Given the desire to be able to run CalibrateTask on the outputs of either IsrTask or ImageCharacterization (and, downstream, a desire to run coaddition on the outputs of any of these), I think we want to think of all the datasets produced by these tasks (including the one we currently call postIsrCcd) to be versions of calexp. I think we may want to think about what sort of features we’d want in a “versioning” feature intrinsic to the Butler, and put that in as a feature request to @npease. At present, I think we have two options, and I’m not a huge fan of either of them:

  • Just add a string to the front or back of “calexp”, indicating at what stage it was produced, and use a configuration parameter on the tasks to tell them which ones to read and write. This is obviously quite similar to how we deal with types of coadds.
  • Add a “version” data ID key (maybe a string or a number), and just use the “calexp” dataset for all of these inputs and outputs.

One key question would be whether we want to consider any kind of overwriting existing files, and whether we can consider any updates to subcomponents (e.g. do we have to write the whole image if we’re just updating one mask plane?).

It would be nice if users didn’t even need to run Isr if they didn’t want to (SDSS, community pipeline DECam, etc.). What if this was something the data repository builder did?

A Butler hook that adds it when a dataset is loaded would be another option, and maybe a better one. I certainly agree that we don’t want to require users to run ISR if they have calibrated datasets from elsewhere, and a dummy ISR task has the significant disadvantage that it’d (probably) involve copying the image data just to put it in the right format and add the PSF.

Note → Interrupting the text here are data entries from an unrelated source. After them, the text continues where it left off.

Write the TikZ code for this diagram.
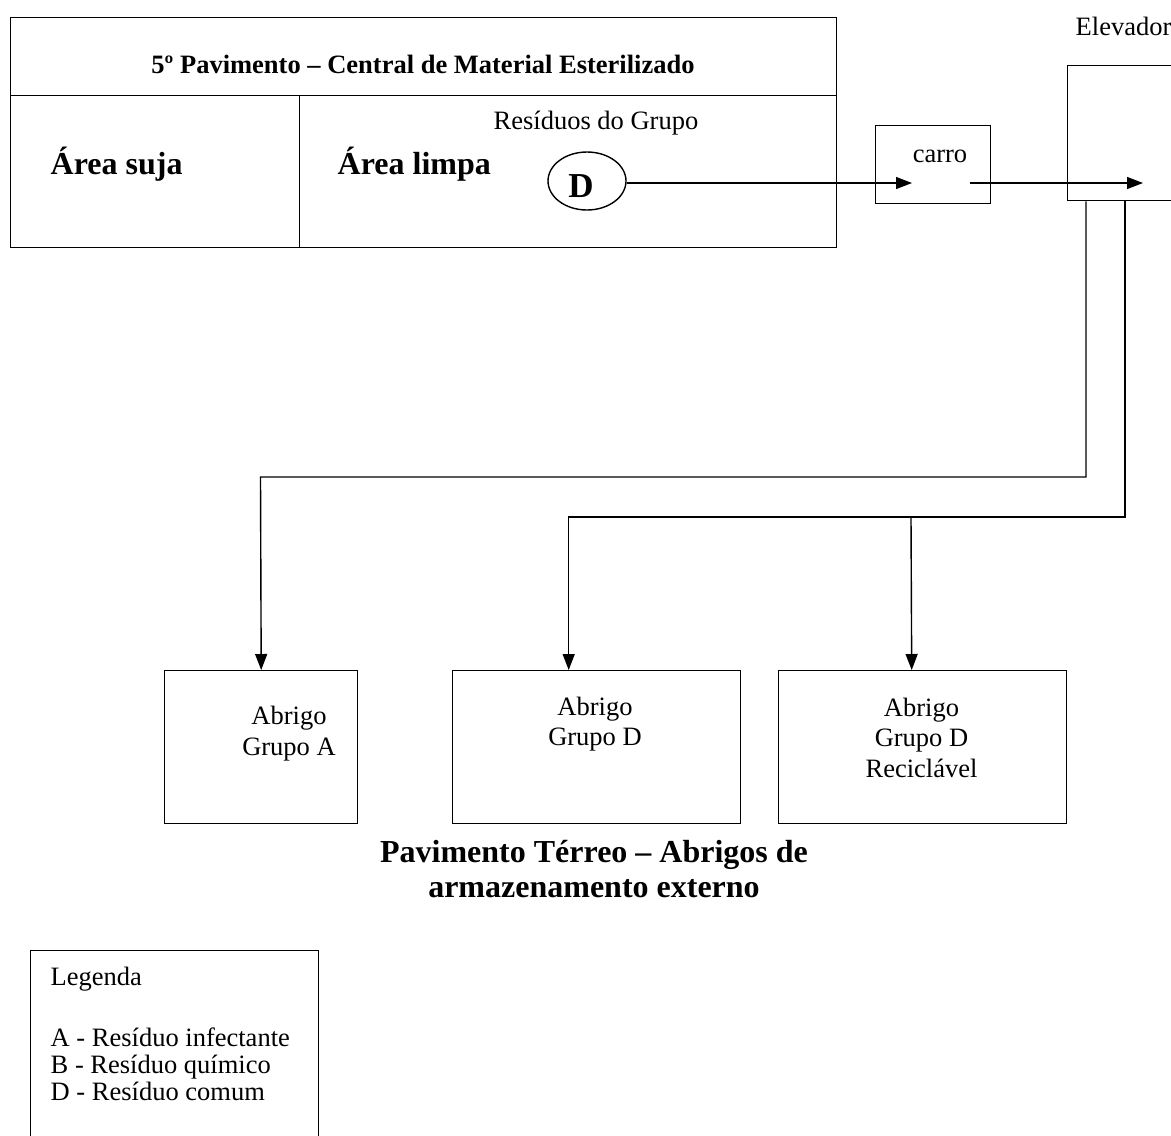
\documentclass[tikz,border=0pt]{standalone}
\usepackage{fontspec}
\setmainfont{Liberation Serif}
\usetikzlibrary{arrows.meta,shapes.geometric}
\begin{document}
\begin{tikzpicture}[x=1pt,y=-1pt,line width=1.4pt,
  box/.style={draw,rectangle,inner sep=0pt,anchor=north west},
  arr/.style={-{Triangle[length=16pt,width=12pt]}},
  txt/.style={font=\fontsize{26.5}{30}\selectfont,inner sep=0pt},
  htxt/.style={font=\bfseries\fontsize{26.5}{30}\selectfont,inner sep=0pt},
  btxt/.style={font=\bfseries\fontsize{32}{35}\selectfont,inner sep=0pt}]
\useasboundingbox (0,0) rectangle (1171,1136);
\clip (0,0) rectangle (1171,1136);

% 5th floor: sterile supply department
\node[box,minimum width=826pt,minimum height=78pt] (head) at (10,17) {};
\node[box,minimum width=289pt,minimum height=152pt] (suja) at (10,95) {};
\node[box,minimum width=537pt,minimum height=152pt] (limpa) at (299,95) {};
\node[htxt] (headtxt) at (423,64) {5º Pavimento – Central de Material Esterilizado};
\node[btxt,anchor=base west] (sujatxt) at (50,174) {Área suja};
\node[btxt,anchor=base west] (limpatxt) at (337,174) {Área limpa};
\node[txt,anchor=base] (residuos) at (596,129) {Resíduos do Grupo};
\node[draw,ellipse,minimum width=78pt,minimum height=58pt,inner sep=0pt] (d) at (587,181) {};
\node[inner sep=0pt,anchor=base,font=\bfseries\fontsize{35}{35}\selectfont] (dtxt) at (581,197) {D};

% cart and elevator
\node[box,minimum width=115pt,minimum height=78pt] (carro) at (875,125) {};
\node[txt,anchor=base] (carrotxt) at (940,162) {carro};
\node[box,minimum width=160pt,minimum height=135pt] (elev) at (1067,65) {};
\node[txt,anchor=base west] (elevtxt) at (1075,35) {Elevador};
\coordinate (carin) at (912,183);
\coordinate (carout) at (970,183);
\coordinate (elevin) at (1143,183);

% ground floor shelters
\node[box,minimum width=193pt,minimum height=153pt] (abrA) at (164,670) {};
\node[box,minimum width=288pt,minimum height=153pt] (abrD) at (452,670) {};
\node[box,minimum width=288pt,minimum height=153pt] (abrR) at (778,670) {};
\node[txt,anchor=base] (a1) at (289,724) {Abrigo};
\node[txt,anchor=base] (a2) at (289,755) {Grupo A};
\node[txt,anchor=base] (d1) at (595,715) {Abrigo};
\node[txt,anchor=base] (d2) at (595,745) {Grupo D};
\node[txt,anchor=base] (r1) at (921.5,716) {Abrigo};
\node[txt,anchor=base] (r2) at (921.5,746) {Grupo D};
\node[txt,anchor=base] (r3) at (921.5,777) {Reciclável};
\node[btxt,anchor=base] (terreo1) at (594,862) {Pavimento Térreo – Abrigos de};
\node[btxt,anchor=base] (terreo2) at (594,897) {armazenamento externo};

% legend
\node[box,minimum width=288pt,minimum height=260pt] (leg) at (30,950) {};
\node[txt,anchor=base west] (l0) at (50,985) {Legenda};
\node[txt,anchor=base west] (l1) at (50,1046) {A - Resíduo infectante};
\node[txt,anchor=base west] (l2) at (50,1073) {B - Resíduo químico};
\node[txt,anchor=base west] (l3) at (50,1100) {D - Resíduo comum};

% flow
\coordinate (ja) at (260.5,477);
\coordinate (jd) at (911,517);
\draw[arr] (d.east |- carin) -- (carin);
\draw[arr] (carout) -- (elevin);
\draw[arr] ([xshift=19pt]elev.south west) |- (ja) -- (abrA.north);
\draw[arr] ([xshift=58pt]elev.south west) |- (jd) -| ([xshift=-28pt]abrD.north);
\draw[arr] (jd) -- ([xshift=-11pt]abrR.north);
\end{tikzpicture}
\end{document}
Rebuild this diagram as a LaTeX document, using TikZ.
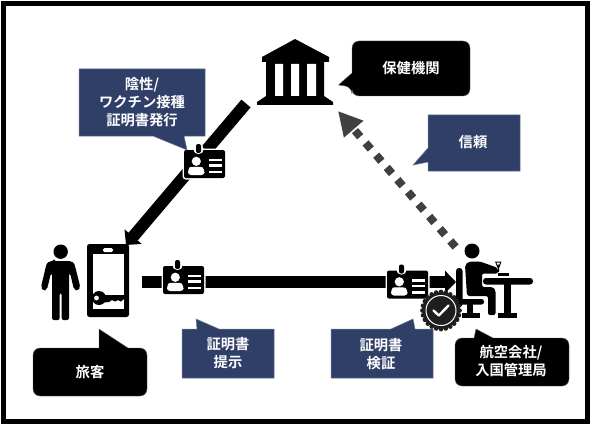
\documentclass[tikz,border=0pt]{standalone}
\usepackage{fontspec}
\setmainfont{Noto Sans CJK JP}
\newfontfamily\lblfont{Noto Sans CJK JP Bold}
\usetikzlibrary{arrows.meta,positioning}
\definecolor{navy}{HTML}{2F3F68}
\definecolor{dotgray}{HTML}{404040}
\definecolor{badge}{HTML}{1E1E1E}
\tikzset{
  x=1pt,y=-1pt,
  lbl/.style={text=white,font=\lblfont\fontsize{14.3}{18}\selectfont,align=center,inner sep=0pt},
  navybox/.style={fill=navy,draw=navy!70!white,line width=.5pt},
  blackbox/.style={fill=black,draw=black!60,line width=.4pt},
  thickarrow/.style={line width=12pt,black,-{Triangle[length=11pt,width=22pt]}},
  dotarrow/.style={line width=8pt,dotgray,dash pattern=on 8pt off 8.2pt,-{Triangle[length=24pt,width=24pt]}},
  pics/idcard/.style={code={
    \fill[black,rounded corners=2pt,draw=white,line width=3pt] (0,0) rectangle (41,28);
    \fill[black,rounded corners=2pt] (0,0) rectangle (41,28);
    \fill[white] (14.5,-1) circle (5.2);
    \fill[black,rounded corners=2pt] (12,-6) rectangle (17,3);
    \fill[white] (12.3,11.3) circle (4.6);
    \fill[white,rounded corners=3pt] (4,25) -- (4,20) .. controls (6,16.5) and (18,16.5) .. (20.5,20) -- (20.5,25) -- cycle;
    \foreach \ly in {10,15.5,22}{\fill[white] (25,\ly-1.4) rectangle (38,\ly+1.4);}
  }}
}
\begin{document}
\begin{tikzpicture}
\useasboundingbox (0,0) rectangle (591,425);
\fill[white] (0,0) rectangle (591,425);
\draw[black,line width=5pt] (3.5,3.5) rectangle (587.5,421.5);

% connector end points
\coordinate (bankEnd) at (246,103.5);
\coordinate (phoneTip) at (126,245);
\coordinate (phoneOut) at (142,282);
\coordinate (officerIn) at (456,282);
\coordinate (officerOut) at (455.6,247);
\coordinate (bankIn) at (338,111);

% connectors
\draw[thickarrow] (bankEnd) -- (phoneTip);
\draw[thickarrow] (phoneOut) -- (officerIn);
\draw[dotarrow] (officerOut) -- (bankIn);

% bank
\fill[black] (295,39) -- (329,57) -- (329,62) -- (324,62) -- (324,96) -- (333,102) -- (333,105) -- (257,105) -- (257,102) -- (266,96) -- (266,62) -- (262,62) -- (262,57) -- cycle;
\fill[white] (275,64) rectangle (283,96) (291,64) rectangle (299,96) (307,64) rectangle (316,96);

% id cards
\pic at (184,150) {idcard};
\pic at (163,266) {idcard};
\pic at (387,270.5) {idcard};

% traveller
\fill[black] (60.7,251.7) circle (7.2);
\fill[black,rounded corners=2pt] (54,261) -- (67,261) .. controls (72,261) and (74,263) .. (75,266) -- (80.3,287) -- (78,291) -- (74,289.5) -- (70,273) -- (69,273) -- (69,320) -- (61.7,320) -- (61.7,293) -- (59.7,293) -- (59.7,320) -- (52,320) -- (52,273) -- (51,273) -- (47,289.5) -- (43,291) -- (41,287) -- (46,266) .. controls (47,263) and (49,261) .. (54,261) -- cycle;

% phone
\fill[black,rounded corners=2.5pt] (87,244) rectangle (129,317);
\fill[white] (92.5,254) rectangle (124.3,309);
\fill[white,rounded corners=1.5pt] (103,248) rectangle (113,252);
\fill[black] (99,298) circle (7);
\fill[black] (99,295) -- (124,295) -- (124,299) -- (121,301.5) -- (118,300) -- (115,301.5) -- (112,300) -- (109,302) -- (99,303) -- cycle;
\fill[white] (96.5,298) circle (2.4);

% officer
\fill[black] (472,251) circle (7.5);
\fill[black,rounded corners=3pt] (456,268) rectangle (462.5,307);
\fill[black,rounded corners=2.5pt] (456,299) rectangle (484,304.5);
\fill[black] (467,303) rectangle (473,314);
\fill[black] (461.5,313) rectangle (480,318);
\fill[black,rounded corners=2pt] (465,265) -- (469,261.5) -- (480,261.5) -- (498,268) -- (498,273.5) -- (482,273.5) -- (482,287) -- (493,287) -- (495.5,290) -- (495.5,315) -- (488,315) -- (488,296) -- (467,296) -- cycle;
\fill[black,rounded corners=3pt] (483,278) rectangle (533,284.5);
\fill[black] (504,283) rectangle (511,314);
\fill[black] (498,313) rectangle (516.5,318);
\fill[black] (495,261.5) -- (501.5,261.5) -- (499,268.5) -- (499,272) -- (497.8,272) -- (497.8,268.5) -- cycle;
\fill[white] (496.5,262.5) -- (500,262.5) -- (499.3,264.5) -- (497.2,264.5) -- cycle;
\fill[black] (498,273) rectangle (508.5,275.5);

% badge
\fill[badge] (441,310.5) circle (18.5);
\foreach \a in {0,15,...,345}{\fill[badge] (441,310.5) ++(\a:18.6) circle (2.3);}
\draw[white,line width=1pt] (441,310.5) circle (15);
\draw[white,line width=2.4pt,line cap=round,line join=round] (433.5,310.5) -- (438.8,315.5) -- (448.5,305.5);

% callouts
\draw[navybox] (79,69) -- (205,69) -- (205,136) -- (184,136) -- (187,150) -- (153,136) -- (79,136) -- cycle;
\node[lbl] (issue) at (142,102) {陰性/\\ワクチン接種\\証明書発行};

\draw[blackbox,rounded corners=7pt] (352,41) -- (470,41) -- (470,96) -- (352,96) -- (352,87) [sharp corners] -- (338.5,85) -- (352,73) [rounded corners=7pt] -- cycle;
\node[lbl] (health) at (411,68) {保健機関};

\draw[navybox] (428,115) -- (520,115) -- (520,171) -- (428,171) -- (428,162) -- (413,165) -- (428,148) -- cycle;
\node[lbl] (trust) at (473,142) {信頼};

\draw[blackbox,rounded corners=7pt] (33,348) [sharp corners] -- (99,348) -- (99,329) -- (128,348) [rounded corners=7pt] -- (147,348) -- (147,396) -- (33,396) -- cycle;
\node[lbl] (traveller) at (90,372) {旅客};

\draw[navybox] (182,329) -- (197,329) -- (196,319) -- (219,329) -- (274,329) -- (274,378) -- (182,378) -- cycle;
\node[lbl] (present) at (228,353) {証明書\\提示};

\draw[navybox] (331,329) -- (391,329) -- (413,319) -- (415,329) -- (433,329) -- (433,378) -- (331,378) -- cycle;
\node[lbl] (verify) at (381,354) {証明書\\検証};

\draw[blackbox,rounded corners=7pt] (455,338) [sharp corners] -- (474,338) -- (476,329) -- (493,338) [rounded corners=7pt] -- (569,338) -- (569,386) -- (455,386) -- cycle;
\node[lbl] (airline) at (511,361) {航空会社/\\入国管理局};
\end{tikzpicture}
\end{document}
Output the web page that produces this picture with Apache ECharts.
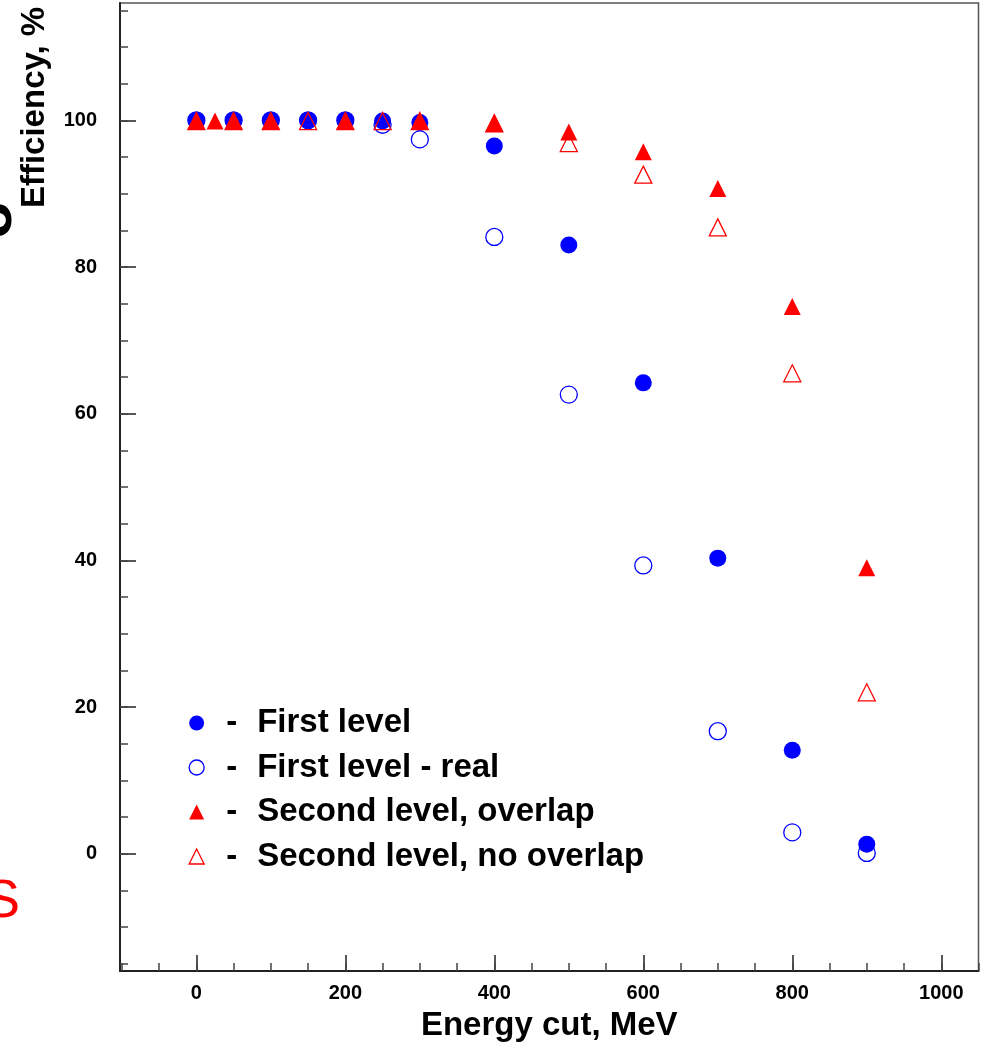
<!DOCTYPE html>
<html>
<head>
<meta charset="utf-8" />
<script src="https://cdn.jsdelivr.net/npm/echarts@6/dist/echarts.min.js"></script>
<style>
  html, body { margin: 0; padding: 0; background: #fff; }
  #chart { width: 982px; height: 1047px; }
</style>
</head>
<body>
<div id="chart"></div>
<script>
// energy cut, MeV
const firstX = [0, 50, 100, 150, 200, 250, 300, 400, 500, 600, 700, 800, 900];
const firstLevel = [100, 100, 100, 100, 100, 99.9, 99.7, 96.5, 83.0, 64.2, 40.3, 14.1, 1.3];
const firstReal = [100, 100, 100, 100, 100, 99.4, 97.4, 84.1, 62.6, 39.3, 16.7, 2.9, 0.1];

const overlapX = [0, 25, 50, 100, 200, 300, 400, 500, 600, 700, 800, 900];
const overlap = [99.9, 99.9, 99.9, 99.9, 99.9, 99.9, 99.7, 98.4, 95.7, 90.7, 74.6, 39.0];

const noOverlapX = [0, 50, 100, 150, 200, 250, 300, 400, 500, 600, 700, 800, 900];
const noOverlap = [99.9, 99.9, 99.9, 99.9, 99.9, 99.9, 99.9, 99.6, 96.9, 92.6, 85.4, 65.5, 22.0];

const xMajor = [0, 200, 400, 600, 800, 1000];
const xMinor = [-100, -50, 0, 50, 100, 150, 200, 250, 300, 350, 400, 450, 500, 550, 600, 650, 700, 750, 800, 850, 900, 950, 1000, 1050];
const yMajor = [0, 20, 40, 60, 80, 100];
const yMinor = [-15, -10, -5, 0, 5, 10, 15, 20, 25, 30, 35, 40, 45, 50, 55, 60, 65, 70, 75, 80, 85, 90, 95, 100, 105, 110, 115];

const names = [
  "First level",
  "First level - real",
  "Second level, overlap",
  "Second level, no overlap",
];

const pairs = (xs, ys) => xs.map((x, i) => [x, ys[i]]);

const FONT = "Liberation Sans, Arial, Helvetica, sans-serif";
const BLUE = "#0000ff";
const RED = "#ff0000";

const xRange = { min: -102.5, max: 1050 };
const yRange = { min: -16, max: 116 };

const chart = echarts.init(document.getElementById("chart"));

const option = {
  animation: false,
  backgroundColor: "#fff",
  grid: {
    left: 120,
    top: 3,
    right: 3.5,
    bottom: 75.5,
    show: true,
    borderColor: "#555",
    borderWidth: 1.5,
    backgroundColor: "#fff",
  },
  legend: {
    orient: "vertical",
    left: 188.5,
    top: 705,
    padding: 0,
    itemWidth: 15,
    itemHeight: 15,
    itemGap: 8.5,
    selectedMode: false,
    formatter: (name) => "{g| }{d|-}{t|" + name + "}",
    textStyle: {
      color: "#000",
      fontFamily: FONT,
      fontWeight: "bold",
      fontSize: 33,
      lineHeight: 36,
      rich: {
        g: { width: 17, fontSize: 33, fontFamily: FONT },
        d: { width: 31, fontSize: 33, fontWeight: "bold", fontFamily: FONT, color: "#000" },
        t: { fontSize: 33, fontWeight: "bold", fontFamily: FONT, color: "#000" },
      },
    },
    data: [
      { name: names[0], icon: "circle", itemStyle: { color: BLUE, borderWidth: 0, opacity: 1 } },
      { name: names[1], icon: "circle", itemStyle: { color: "rgba(0,0,0,0)", borderColor: BLUE, borderWidth: 1.3, opacity: 1 } },
      { name: names[2], icon: "triangle", itemStyle: { color: RED, borderWidth: 0, opacity: 1 } },
      { name: names[3], icon: "triangle", itemStyle: { color: "rgba(0,0,0,0)", borderColor: RED, borderWidth: 1.3, opacity: 1 } },
    ],
  },
  xAxis: [
    {
      type: "value",
      min: xRange.min,
      max: xRange.max,
      name: "Energy cut, MeV",
      nameLocation: "middle",
      nameGap: 38,
      nameTextStyle: { color: "#000", fontFamily: FONT, fontWeight: "bold", fontSize: 33 },
      axisLine: { show: true, onZero: false, lineStyle: { color: "#222", width: 2 } },
      axisTick: {
        show: true,
        inside: true,
        length: 16,
        customValues: xMajor,
        lineStyle: { color: "#222", width: 1.5 },
      },
      axisLabel: {
        show: true,
        customValues: xMajor,
        formatter: (v) => String(v),
        margin: 12,
        color: "#000",
        fontFamily: FONT,
        fontWeight: "bold",
        fontSize: 20,
      },
      splitLine: { show: false },
    },
    {
      type: "value",
      min: xRange.min,
      max: xRange.max,
      position: "bottom",
      axisLine: { show: false, onZero: false },
      axisTick: {
        show: true,
        inside: true,
        length: 8,
        customValues: xMinor,
        lineStyle: { color: "#444", width: 1.5 },
      },
      axisLabel: { show: false },
      splitLine: { show: false },
    },
  ],
  yAxis: [
    {
      type: "value",
      min: yRange.min,
      max: yRange.max,
      axisLine: { show: true, onZero: false, lineStyle: { color: "#222", width: 2 } },
      axisTick: {
        show: true,
        inside: true,
        length: 16,
        customValues: yMajor,
        lineStyle: { color: "#222", width: 1.5 },
      },
      axisLabel: {
        show: true,
        customValues: yMajor,
        formatter: (v) => String(v),
        margin: 23,
        color: "#000",
        fontFamily: FONT,
        fontWeight: "bold",
        fontSize: 20,
      },
      splitLine: { show: false },
    },
    {
      type: "value",
      min: yRange.min,
      max: yRange.max,
      position: "left",
      axisLine: { show: false, onZero: false },
      axisTick: {
        show: true,
        inside: true,
        length: 8,
        customValues: yMinor,
        lineStyle: { color: "#444", width: 1.5 },
      },
      axisLabel: { show: false },
      splitLine: { show: false },
    },
  ],
  series: [
    {
      name: names[0],
      type: "scatter",
      symbol: "circle",
      symbolSize: 17,
      itemStyle: { color: BLUE, opacity: 1 },
      data: pairs(firstX, firstLevel),
    },
    {
      name: names[1],
      type: "scatter",
      symbol: "circle",
      symbolSize: 17,
      itemStyle: { color: "rgba(0,0,0,0)", borderColor: BLUE, borderWidth: 1.3, opacity: 1 },
      data: pairs(firstX, firstReal),
    },
    {
      name: names[2],
      type: "scatter",
      symbol: "triangle",
      symbolSize: 17,
      itemStyle: { color: RED, opacity: 1 },
      data: pairs(overlapX, overlap),
    },
    {
      name: names[3],
      type: "scatter",
      symbol: "triangle",
      symbolSize: 17,
      itemStyle: { color: "rgba(0,0,0,0)", borderColor: RED, borderWidth: 1.3, opacity: 1 },
      data: pairs(noOverlapX, noOverlap),
    },
  ],
  graphic: [
    // y title, rotated, partly cut by the page edge
    {
      type: "text",
      x: 35,
      y: 107.5,
      rotation: Math.PI / 2,
      style: {
        text: "Efficiency, %",
        fill: "#000",
        font: "bold 33px " + FONT,
        align: "center",
        verticalAlign: "middle",
      },
    },
    {
      type: "text",
      x: -6,
      y: 218,
      rotation: Math.PI / 2,
      style: {
        text: "σ",
        fill: "#000",
        font: "bold 60px " + FONT,
        align: "center",
        verticalAlign: "middle",
      },
    },
    {
      type: "text",
      x: 20,
      y: 902.5,
      style: {
        text: "S",
        fill: RED,
        font: "54px " + FONT,
        align: "right",
        verticalAlign: "middle",
      },
    },
  ],
};

chart.setOption(option);
</script>
</body>
</html>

This discussion does make me a bit worried about provenance, though, so @jbecla may want to pay attention: up to now, there’s essentially just been one way to produce a particular dataset on a given camera, and hence it’s fairly easy to trace what processing has been done (just using the configuration files stored in the data repositories). Once we have multiple ways to produce a calexp, we need to have a way for all downstream processing to remember which of them was utilized.

Another option is to make it the task’s responsibility to deal with a missing PSF. I like this because some tasks may have more tolerance for this than others, plus it needs no new mechanism. For example the CalibrateTask could have a defaultFWHM config param that is used to instantiate a simple Gaussian PSF if the exposure doesn’t have one.

Given the frustrations @nidever has recently documented with initial FWHM configuration options whose default values are not very good, I’d like to have as few as possible in the stack, especially ones that are rarely exercised.

My philosophy is that users should almost always want to let us model the PSF, and if they’re not doing that, we should be waving all kinds of flags to force them to think about what they should do instead, rather than making it easy to get a bad default.